### Data shown

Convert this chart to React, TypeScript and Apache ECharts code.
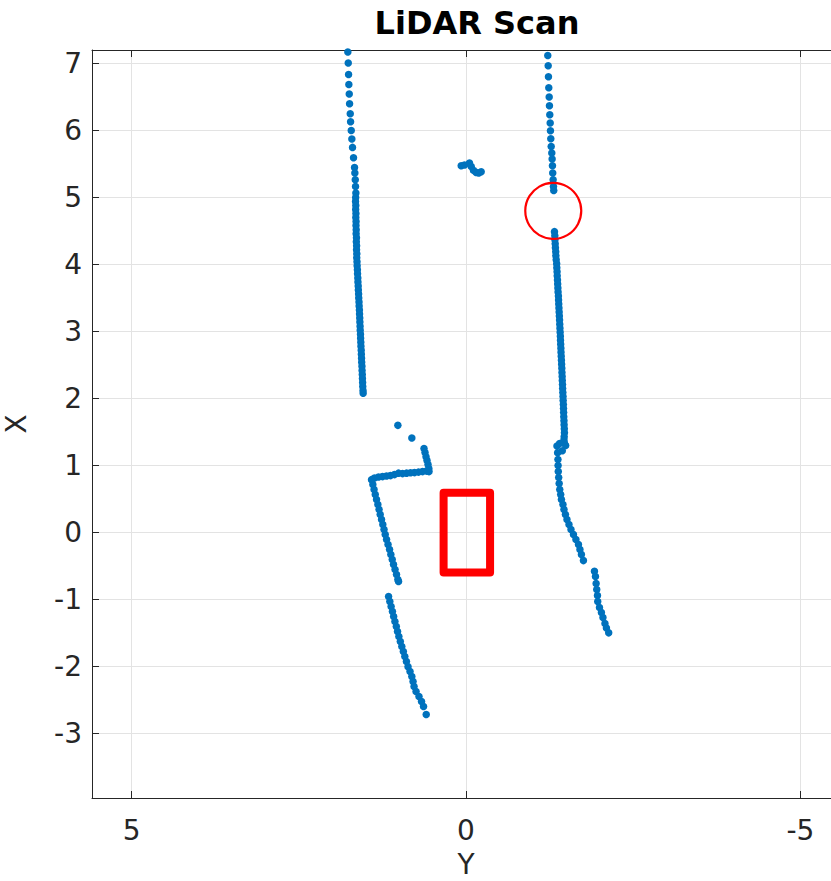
import React, { useEffect, useRef } from 'react';
import * as echarts from 'echarts';

const chartTitle = 'LiDAR Scan';
const horizontalAxisName = 'Y';
const verticalAxisName = 'X';
const horizontalRange = [-5.593, 5.593];
const verticalRange = [-3.96, 7.2];

// [Y, X] points in metres
const leftWallUpper: number[][] = [
  [1.767, 7.169], [1.761, 7.005], [1.756, 6.835], [1.752, 6.686], [1.746, 6.543], [1.741, 6.398],
  [1.731, 6.249], [1.726, 6.13], [1.716, 6.0], [1.707, 5.872], [1.697, 5.747], [1.682, 5.593],
  [1.667, 5.448], [1.662, 5.365], [1.656, 5.265], [1.652, 5.165], [1.647, 5.066],
  [1.65, 5.0], [1.652, 4.94], [1.648, 4.88], [1.65, 4.82], [1.646, 4.76], [1.648, 4.7], [1.644, 4.64],
  [1.645, 4.58], [1.642, 4.52], [1.643, 4.46], [1.638, 4.4], [1.64, 4.34], [1.636, 4.28], [1.637, 4.22],
  [1.633, 4.16], [1.634, 4.1], [1.63, 4.04], [1.628, 3.98], [1.624, 3.92], [1.622, 3.86], [1.618, 3.8],
  [1.616, 3.74], [1.612, 3.68], [1.61, 3.62], [1.606, 3.56], [1.604, 3.5], [1.6, 3.44], [1.598, 3.38],
  [1.594, 3.32], [1.592, 3.26], [1.589, 3.2], [1.587, 3.14], [1.584, 3.08], [1.582, 3.02], [1.578, 2.96],
  [1.576, 2.9], [1.573, 2.84], [1.571, 2.78], [1.567, 2.72], [1.565, 2.66], [1.562, 2.6], [1.56, 2.54],
  [1.556, 2.48], [1.554, 2.42], [1.551, 2.36], [1.549, 2.3], [1.546, 2.24], [1.544, 2.18], [1.54, 2.12],
  [1.538, 2.08],
];

const rightWallUpper: number[][] = [
  [-1.223, 7.119], [-1.229, 6.965], [-1.233, 6.801], [-1.238, 6.637], [-1.244, 6.498], [-1.248, 6.368],
  [-1.253, 6.234], [-1.259, 6.11], [-1.263, 5.995], [-1.268, 5.876], [-1.274, 5.761], [-1.283, 5.663],
  [-1.288, 5.573], [-1.293, 5.473], [-1.297, 5.365], [-1.303, 5.265], [-1.308, 5.165], [-1.312, 5.105],
];

const rightWallMiddle: number[][] = [
  [-1.323, 4.49], [-1.328, 4.43], [-1.33, 4.37], [-1.334, 4.31], [-1.337, 4.25], [-1.342, 4.19],
  [-1.344, 4.13], [-1.349, 4.07], [-1.356, 4.01], [-1.358, 3.95], [-1.362, 3.89], [-1.364, 3.83],
  [-1.368, 3.77], [-1.371, 3.71], [-1.374, 3.65], [-1.377, 3.59], [-1.382, 3.53], [-1.384, 3.47],
  [-1.387, 3.41], [-1.39, 3.35], [-1.393, 3.29], [-1.396, 3.23], [-1.399, 3.17], [-1.402, 3.11],
  [-1.405, 3.05], [-1.408, 2.99], [-1.411, 2.93], [-1.413, 2.87], [-1.416, 2.81], [-1.419, 2.75],
  [-1.421, 2.69], [-1.424, 2.63], [-1.427, 2.57], [-1.43, 2.51], [-1.433, 2.45], [-1.435, 2.39],
  [-1.438, 2.33], [-1.44, 2.27], [-1.443, 2.21], [-1.445, 2.15], [-1.448, 2.09], [-1.451, 2.03],
  [-1.453, 1.97], [-1.456, 1.91], [-1.458, 1.85], [-1.46, 1.79], [-1.462, 1.73], [-1.465, 1.67],
  [-1.467, 1.61], [-1.47, 1.55], [-1.472, 1.49], [-1.468, 1.43], [-1.465, 1.38],
  [-1.47, 1.34], [-1.4, 1.33], [-1.36, 1.29], [-1.49, 1.3], [-1.44, 1.22], [-1.37, 1.19],
];

const rightWallLower: number[][] = [
  [-1.375, 1.089], [-1.377, 0.999], [-1.38, 0.91], [-1.386, 0.82], [-1.393, 0.731], [-1.402, 0.641],
  [-1.416, 0.567], [-1.427, 0.492], [-1.45, 0.418], [-1.465, 0.343], [-1.487, 0.268], [-1.51, 0.194],
  [-1.54, 0.119], [-1.57, 0.045], [-1.607, -0.03], [-1.644, -0.104], [-1.682, -0.179], [-1.704, -0.254],
  [-1.726, -0.328], [-1.756, -0.418],
  [-1.921, -0.577], [-1.936, -0.656], [-1.946, -0.761], [-1.955, -0.85], [-1.966, -0.94], [-1.97, -1.029],
  [-1.996, -1.119], [-2.025, -1.193], [-2.048, -1.268], [-2.078, -1.357], [-2.1, -1.424], [-2.134, -1.496],
];

const obstacleBlob: number[][] = [
  [0.072, 5.474], [0.022, 5.484], [-0.052, 5.514], [-0.078, 5.463], [-0.112, 5.404], [-0.152, 5.374],
  [-0.191, 5.365], [-0.227, 5.384],
];

const leftCorner: number[][] = [
  [1.019, 1.6], [0.81, 1.412],
  [0.628, 1.253], [0.613, 1.193], [0.598, 1.133], [0.583, 1.074], [0.568, 1.014], [0.556, 0.955], [0.553, 0.91],
  [0.59, 0.917], [0.65, 0.91], [0.71, 0.902], [0.77, 0.895], [0.829, 0.892], [0.889, 0.887], [0.949, 0.88],
  [1.009, 0.887], [1.069, 0.865], [1.129, 0.85], [1.188, 0.843], [1.248, 0.835], [1.308, 0.828],
  [1.368, 0.813], [1.413, 0.79],
  [1.393, 0.716], [1.375, 0.641], [1.357, 0.567], [1.338, 0.492], [1.318, 0.418], [1.3, 0.343],
  [1.283, 0.268], [1.263, 0.194], [1.244, 0.119], [1.226, 0.045], [1.208, -0.03], [1.188, -0.104],
  [1.166, -0.179], [1.143, -0.254], [1.124, -0.328], [1.103, -0.403], [1.084, -0.477], [1.061, -0.552],
  [1.039, -0.626], [1.019, -0.701], [1.009, -0.731],
];

const leftWallLower: number[][] = [
  [1.158, -0.954], [1.139, -1.029], [1.12, -1.104], [1.1, -1.178], [1.082, -1.253], [1.063, -1.327],
  [1.042, -1.402], [1.024, -1.477], [1.004, -1.551], [0.982, -1.626], [0.96, -1.7], [0.937, -1.775],
  [0.915, -1.849], [0.891, -1.924], [0.867, -2.0], [0.837, -2.073], [0.81, -2.148], [0.792, -2.222],
  [0.777, -2.297], [0.747, -2.371], [0.703, -2.446], [0.665, -2.521], [0.635, -2.595], [0.595, -2.714],
];

const vehicleOutline: number[][] = [
  [0.335, 0], [0.335, 0.595], [-0.36, 0.595], [-0.36, -0.595], [0.335, -0.595], [0.335, 0],
];

const gapMarker: number[][] = [[-1.305, 4.8]];

const AXIS_COLOR = '#262626';
const GRID_COLOR = '#e3e3e3';
const FONT = 'DejaVu Sans';

const fmt = (v: number) => (Math.abs(v - Math.round(v)) < 1e-6 ? String(Math.round(v)) : '');

export default function App() {
  const ref = useRef<HTMLDivElement>(null);
  useEffect(() => {
    if (!ref.current) return;
    const chart = echarts.init(ref.current, undefined, { renderer: 'svg', width: 851, height: 881 });
    const scanPoints = [
      ...leftWallUpper, ...rightWallUpper, ...rightWallMiddle, ...rightWallLower,
      ...obstacleBlob, ...leftCorner, ...leftWallLower,
    ];
    const baseX = {
      type: 'value',
      inverse: true,
      min: horizontalRange[0],
      max: horizontalRange[1],
      splitNumber: 2,
    };
    chart.setOption({
      animation: false,
      backgroundColor: '#ffffff',
      textStyle: { fontFamily: FONT },
      grid: { left: 92, right: 11, top: 50, bottom: 83, containLabel: false, outerBoundsMode: 'none' },
      graphic: [
        {
          type: 'text',
          x: 477,
          y: 23,
          style: {
            text: chartTitle,
            fontFamily: FONT,
            fontWeight: 'bold',
            fontSize: 32,
            fill: '#000000',
            textAlign: 'center',
            textVerticalAlign: 'middle',
          },
        },
      ],
      xAxis: [
        {
          ...baseX,
          position: 'bottom',
          name: horizontalAxisName,
          nameLocation: 'middle',
          nameGap: 52,
          nameTextStyle: { fontFamily: FONT, fontSize: 28, color: AXIS_COLOR },
          axisLine: { show: true, onZero: false, lineStyle: { color: AXIS_COLOR, width: 1 } },
          axisTick: { show: true, inside: true, length: 7, lineStyle: { color: AXIS_COLOR } },
          axisLabel: { formatter: fmt, fontFamily: FONT, fontSize: 28, color: AXIS_COLOR, margin: 18, showMinLabel: false, showMaxLabel: false },
          splitLine: { show: true, showMinLine: false, showMaxLine: false, lineStyle: { color: GRID_COLOR, width: 1 } },
        },
        {
          ...baseX,
          position: 'top',
          axisLine: { show: true, onZero: false, lineStyle: { color: AXIS_COLOR, width: 1 } },
          axisTick: { show: true, inside: true, length: 7, lineStyle: { color: AXIS_COLOR } },
          axisLabel: { show: false },
          splitLine: { show: false },
        },
      ],
      yAxis: [
        {
          type: 'value',
          min: verticalRange[0],
          max: verticalRange[1],
          splitNumber: 11,
          position: 'left',
          name: verticalAxisName,
          nameLocation: 'middle',
          nameGap: 62,
          nameRotate: 90,
          nameTextStyle: { fontFamily: FONT, fontSize: 28, color: AXIS_COLOR },
          axisLine: { show: true, onZero: false, lineStyle: { color: AXIS_COLOR, width: 1 } },
          axisTick: { show: true, inside: true, length: 7, lineStyle: { color: AXIS_COLOR } },
          axisLabel: { formatter: fmt, fontFamily: FONT, fontSize: 28, color: AXIS_COLOR, margin: 10, showMinLabel: false, showMaxLabel: false },
          splitLine: { show: true, showMinLine: false, showMaxLine: false, lineStyle: { color: GRID_COLOR, width: 1 } },
        },
      ],
      series: [
        {
          type: 'scatter',
          data: scanPoints,
          symbol: 'circle',
          symbolSize: 7.5,
          itemStyle: { color: '#0072BD', opacity: 1 },
          z: 3,
        },
        {
          type: 'line',
          data: vehicleOutline,
          symbol: 'none',
          lineStyle: { color: '#ff0000', width: 8, join: 'round', cap: 'round', opacity: 1 },
          z: 4,
        },
        {
          type: 'scatter',
          data: gapMarker,
          symbol: 'circle',
          symbolSize: 56,
          itemStyle: { color: 'rgba(0,0,0,0)', borderColor: '#ff0000', borderWidth: 2.2, opacity: 1 },
          z: 5,
        },
      ],
    });
    return () => chart.dispose();
  }, []);
  return (
    <div style={{ position: 'absolute', left: 0, top: 0, width: 831, height: 881, overflow: 'hidden' }}>
      <div ref={ref} style={{ width: 851, height: 881 }} />
    </div>
  );
}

######

## Written task
Go from the first line of the data above to the line containing "const verticalRange = [-3.96, 7.2];" and retype exactly those lines, both included, but none of the pictures.

## Answer to the task
Convert this chart to React, TypeScript and Apache ECharts code.
import React, { useEffect, useRef } from 'react';
import * as echarts from 'echarts';

const chartTitle = 'LiDAR Scan';
const horizontalAxisName = 'Y';
const verticalAxisName = 'X';
const horizontalRange = [-5.593, 5.593];
const verticalRange = [-3.96, 7.2];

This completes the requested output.